Interesting @clang-clang-clang, is there a reason why you've use coroutines for the example? Wouldn't the ANR trigger otherwise? That would explain why not everyone is seeing the high ANR rate.
I'm not quite sure this is the right solution though. With my limited knowledge of locking in Java, simply removing the wait in surfaceDestroyed() could result in possible crashes in other methods which think everything is correctly destroyed, while the "destroy" is not actually finished yet.
I did spend some of last week on the ANR issue as well, and have actually come up with a different solution by looking at the libgdx library which also uses Android's GLSurfaceView.java. They had similar issues on the onPause state and avoid it by using two different methods.
- Killing the app when
onPausetakes longer than 4000ms (ANR triggers at 5000ms) - Using an optimised
updateRuntimeState()where not everything is locked/synchronized all of the time, just the moments whencontrolleris actually used.

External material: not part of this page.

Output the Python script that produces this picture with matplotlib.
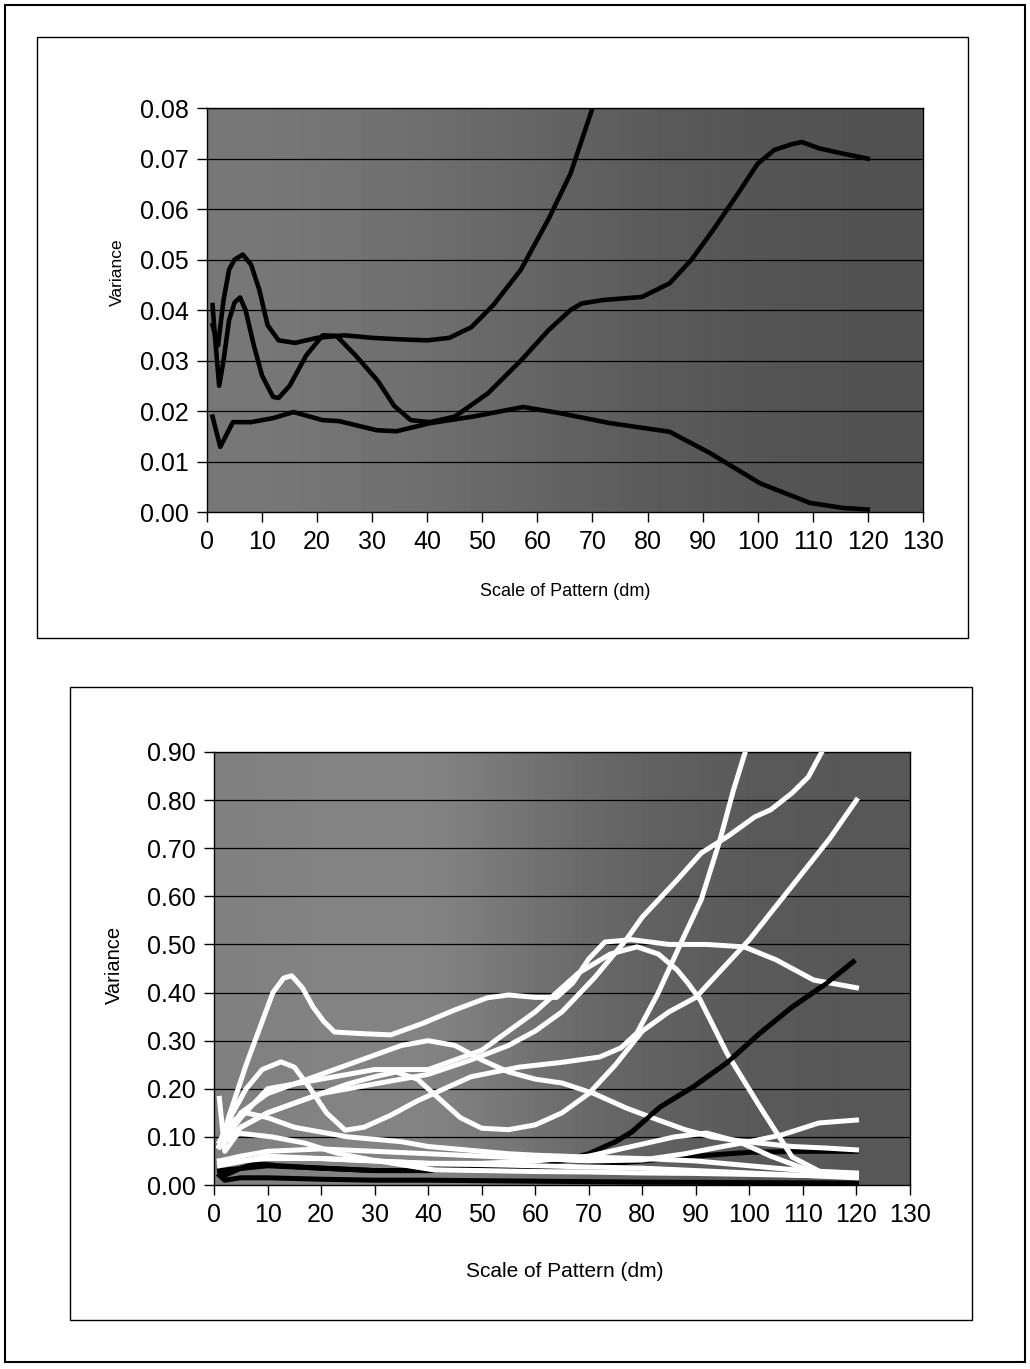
import numpy as np
import matplotlib
matplotlib.use("Agg")
import matplotlib.pyplot as plt
from matplotlib.patches import Rectangle

plt.rcParams['font.family'] = ['Liberation Sans', 'DejaVu Sans']

# ---------------- top chart data (variance vs scale, dm) ----------------
top_a_x = [1, 2, 3, 4, 5, 6.5, 8, 9.5, 11, 13, 16, 20, 25, 30, 35, 40, 44, 48, 52, 57, 62, 66, 70, 71]
top_a_y = [0.037, 0.033, 0.042, 0.048, 0.050, 0.051, 0.049, 0.044, 0.037, 0.034, 0.0335, 0.0345,
           0.035, 0.0345, 0.0342, 0.034, 0.0345, 0.0366, 0.041, 0.048, 0.058, 0.067, 0.080, 0.083]

top_b_x = [1, 1.5, 2.2, 3, 4, 5, 6, 7, 8.5, 10, 12, 13, 15, 18, 21, 23.5, 27, 31, 34, 37, 40.5, 45,
           51, 57, 62, 66, 68, 72, 79, 84, 88, 92, 96, 100, 103, 106, 108, 111, 115, 120]
top_b_y = [0.041, 0.034, 0.025, 0.030, 0.038, 0.0415, 0.0425, 0.040, 0.033, 0.027, 0.0228, 0.0226,
           0.025, 0.031, 0.0350, 0.0349, 0.031, 0.026, 0.021, 0.0182, 0.0178, 0.0189, 0.0235, 0.030,
           0.036, 0.040, 0.0413, 0.0420, 0.0426, 0.0453, 0.050, 0.056, 0.0624, 0.069, 0.0717, 0.0728,
           0.0733, 0.0721, 0.0711, 0.070]

top_c_x = [1, 2.4, 4.7, 8, 12, 15.7, 21, 24, 30.8, 34.4, 40.5, 48.3, 57.4, 64, 73.2, 84, 91.3, 100.4,
           109.5, 115.5, 120]
top_c_y = [0.0189, 0.0129, 0.0178, 0.0178, 0.0186, 0.0198, 0.0182, 0.0180, 0.0162, 0.0160, 0.0176,
           0.0189, 0.0208, 0.0196, 0.0176, 0.0159, 0.0117, 0.0057, 0.0018, 0.0008, 0.0005]

top_yticks = [0.00, 0.01, 0.02, 0.03, 0.04, 0.05, 0.06, 0.07, 0.08]
xticks = list(range(0, 131, 10))

# ---------------- bottom chart data ----------------
w1_x = [1, 3, 6, 9, 11, 13, 14.5, 16.5, 18.5, 20.5, 22.5, 27, 33, 39, 45, 51, 55, 60, 64, 67, 70,
        73, 78, 85, 92, 99, 105, 112, 120]
w1_y = [0.08, 0.15, 0.25, 0.34, 0.40, 0.43, 0.435, 0.41, 0.37, 0.34, 0.318, 0.315, 0.312, 0.336,
        0.364, 0.389, 0.395, 0.39, 0.39, 0.42, 0.47, 0.505, 0.51, 0.50, 0.50, 0.495, 0.468, 0.426, 0.41]

w2_x = [1, 3, 6, 9, 12.5, 15, 18, 21, 24.5, 28, 33, 38, 43, 48, 57, 65, 72, 76, 79, 83, 87.5, 91,
        94.5, 97, 99.5]
w2_y = [0.08, 0.14, 0.20, 0.24, 0.256, 0.245, 0.20, 0.15, 0.114, 0.12, 0.145, 0.175, 0.20, 0.225,
        0.245, 0.255, 0.266, 0.285, 0.316, 0.40, 0.51, 0.593, 0.717, 0.82, 0.91]

w3_x = [1, 5, 10, 20, 30, 40, 48, 55, 60, 65, 71, 77, 80, 86.5, 91, 96, 101, 104, 108, 111, 114]
w3_y = [0.08, 0.12, 0.15, 0.19, 0.21, 0.23, 0.26, 0.29, 0.32, 0.36, 0.43, 0.51, 0.557, 0.634, 0.69,
        0.725, 0.765, 0.78, 0.815, 0.848, 0.91]

w4_x = [1, 5, 10, 15, 20, 25, 30, 34, 38, 42, 46, 50, 55, 60, 65, 70, 75, 80, 85, 90, 95, 100, 105,
        110, 115, 120]
w4_y = [0.08, 0.12, 0.15, 0.17, 0.19, 0.21, 0.225, 0.235, 0.22, 0.18, 0.14, 0.118, 0.115, 0.125,
        0.15, 0.19, 0.25, 0.32, 0.36, 0.39, 0.45, 0.51, 0.58, 0.65, 0.72, 0.80]

w5_x = [1, 5, 10, 20, 30, 40, 50, 60, 68, 74, 79, 83, 86.5, 88.5, 90.8, 95.8, 102, 108, 113.7]
w5_y = [0.08, 0.14, 0.20, 0.22, 0.24, 0.24, 0.28, 0.36, 0.44, 0.48, 0.495, 0.48, 0.447, 0.42, 0.385,
        0.274, 0.162, 0.058, 0.025]

w6_x = [1, 5, 10, 15, 20, 25, 30, 35, 40, 45, 50, 55, 60, 65, 71, 77, 83, 88, 93, 98, 102, 108, 114, 120]
w6_y = [0.08, 0.15, 0.19, 0.21, 0.23, 0.25, 0.27, 0.29, 0.30, 0.29, 0.26, 0.235, 0.22, 0.212, 0.19,
        0.16, 0.135, 0.115, 0.10, 0.092, 0.087, 0.08, 0.077, 0.073]

w7_x = [1, 5, 10, 20, 30, 40, 50, 60, 70, 80, 88, 95, 100, 106, 113, 120]
w7_y = [0.05, 0.06, 0.07, 0.075, 0.07, 0.065, 0.06, 0.055, 0.05, 0.052, 0.065, 0.08, 0.09, 0.104,
        0.129, 0.135]

w8_x = [1, 2, 4.5, 10.8, 17, 23, 29.5, 41.3, 50, 60, 70, 80, 90, 100, 110, 120]
w8_y = [0.18, 0.07, 0.108, 0.10, 0.087, 0.066, 0.052, 0.031, 0.03, 0.028, 0.027, 0.025, 0.024, 0.022,
        0.02, 0.018]

w9_x = [1, 3, 6, 10, 15, 20, 25, 30, 35, 40, 45, 50, 55, 60, 70, 80, 90, 100, 110, 120]
w9_y = [0.09, 0.13, 0.15, 0.14, 0.12, 0.11, 0.10, 0.095, 0.09, 0.08, 0.075, 0.07, 0.065, 0.062,
        0.058, 0.055, 0.05, 0.04, 0.03, 0.025]

w10_x = [1, 5, 10, 20, 30, 40, 50, 60, 70, 80, 86, 92, 98, 104, 110, 114]
w10_y = [0.05, 0.05, 0.055, 0.055, 0.05, 0.045, 0.045, 0.05, 0.06, 0.085, 0.10, 0.108, 0.09, 0.06,
         0.035, 0.02]

w11_x = [1, 10, 20, 40, 60, 80, 100, 110, 120]
w11_y = [0.04, 0.06, 0.055, 0.045, 0.04, 0.035, 0.025, 0.02, 0.015]

k1_x = [1, 10, 20, 30, 40, 50, 60, 65, 70, 75, 78, 83.3, 89.5, 95.8, 102, 108, 114.5, 119.4]
k1_y = [0.03, 0.04, 0.035, 0.03, 0.03, 0.032, 0.04, 0.05, 0.065, 0.09, 0.11, 0.162, 0.204, 0.254,
        0.316, 0.37, 0.42, 0.464]

k2_x = [1, 2, 5, 8, 12, 20, 30, 40, 50, 60, 70, 80, 90, 100, 110, 120]
k2_y = [0.04, 0.02, 0.035, 0.045, 0.04, 0.035, 0.03, 0.03, 0.032, 0.035, 0.04, 0.05, 0.06, 0.068,
        0.07, 0.07]

k3_x = [1, 2, 5, 10, 20, 30, 40, 60, 80, 100, 120]
k3_y = [0.02, 0.01, 0.015, 0.015, 0.012, 0.01, 0.01, 0.008, 0.006, 0.005, 0.004]

bottom_white = [(w1_x, w1_y), (w2_x, w2_y), (w3_x, w3_y), (w4_x, w4_y), (w5_x, w5_y),
                (w6_x, w6_y), (w7_x, w7_y), (w8_x, w8_y), (w9_x, w9_y), (w10_x, w10_y),
                (w11_x, w11_y)]
bottom_black = [(k1_x, k1_y), (k2_x, k2_y), (k3_x, k3_y)]

bottom_yticks = [0.0, 0.1, 0.2, 0.3, 0.4, 0.5, 0.6, 0.7, 0.8, 0.9]


def style_axes(ax, ymax, yticks, shade):
    # textured gray plot area of the scanned chart, approximated by a soft gradient
    ax.imshow(np.array([shade]), cmap='gray', vmin=0, vmax=1, aspect='auto',
              extent=[0, 130, 0, ymax], interpolation='bicubic', zorder=0)
    ax.set_xlim(0, 130)
    ax.set_ylim(0, ymax)
    ax.set_xticks(xticks)
    ax.set_yticks(yticks)
    ax.set_yticklabels(['%.2f' % v for v in yticks])
    for v in yticks[1:]:
        ax.axhline(v, color='black', lw=0.9, zorder=1)
    ax.tick_params(axis='both', direction='out', length=7, width=1, labelsize=18, pad=6,
                   colors='black')
    for s in ax.spines.values():
        s.set_color('black')
        s.set_linewidth(1)


fig = plt.figure(figsize=(10.30, 13.69), dpi=100)

# frames of the scanned page
fig.patches.append(Rectangle((0.005, 0.005), 0.990, 0.991, transform=fig.transFigure,
                             fill=False, ec='black', lw=1.5))
fig.patches.append(Rectangle((0.036, 0.534), 0.904, 0.439, transform=fig.transFigure,
                             fill=False, ec='black', lw=1.0))
fig.patches.append(Rectangle((0.068, 0.036), 0.876, 0.462, transform=fig.transFigure,
                             fill=False, ec='black', lw=1.0))

# top chart
ax1 = fig.add_axes([0.201, 0.626, 0.695, 0.295])
style_axes(ax1, 0.08, top_yticks, [0.47, 0.42, 0.35, 0.32])
for xs, ys in [(top_a_x, top_a_y), (top_b_x, top_b_y), (top_c_x, top_c_y)]:
    ax1.plot(xs, ys, color='black', lw=3.3, solid_joinstyle='round', zorder=3, clip_on=True)
ax1.set_xlabel('Scale of Pattern (dm)', fontsize=13)
ax1.xaxis.set_label_coords(0.5, -0.176)
ax1.set_ylabel('Variance', fontsize=12.5)
ax1.yaxis.set_label_coords(-0.115, 0.594)

# bottom chart
ax2 = fig.add_axes([0.2078, 0.1344, 0.6757, 0.3163])
style_axes(ax2, 0.9, bottom_yticks, [0.50, 0.54, 0.42, 0.36, 0.34])
for xs, ys in bottom_black:
    ax2.plot(xs, ys, color='black', lw=3.6, solid_joinstyle='round', zorder=3)
for xs, ys in bottom_white:
    ax2.plot(xs, ys, color='white', lw=3.6, solid_joinstyle='round', zorder=4)
ax2.plot(k1_x[9:], k1_y[9:], color='black', lw=3.3, solid_joinstyle='round', zorder=5)
ax2.set_xlabel('Scale of Pattern (dm)', fontsize=15)
ax2.xaxis.set_label_coords(0.504, -0.178)
ax2.set_ylabel('Variance', fontsize=14.5)
ax2.yaxis.set_label_coords(-0.13, 0.508)

fig.savefig('out.png', dpi=100)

Start of last weekend I've integrated these solutions in my own fork of Solar2D (https://github.com/pouwelsjochem/solar2d/blob/40f0134d8ee7447373d0900257909f36fd863ba3/platform/android/sdk/src/com/ansca/corona/Controller.java#L222) and slowly rolled that out to my users. Our ANR rate of this last build decreased by roughly 90%, from ~1% to ~0.1% (over 14K sessions in the last 24 hours). I believe Vlad is going to incorporate my changes into the main repo soon.
Great news. Glad to hear there's a solution.
Since I can't reproduce the online situation, I can only approximate the ANR by simulating the calculated pressure. Just keeping the GLThread busy and triggering the lifecycle can cause an ANR.
As for the 'patch' (it's a draft or proof of concept), it can't been production yet. I suspect that the sGLThreadManager also has a locking issue.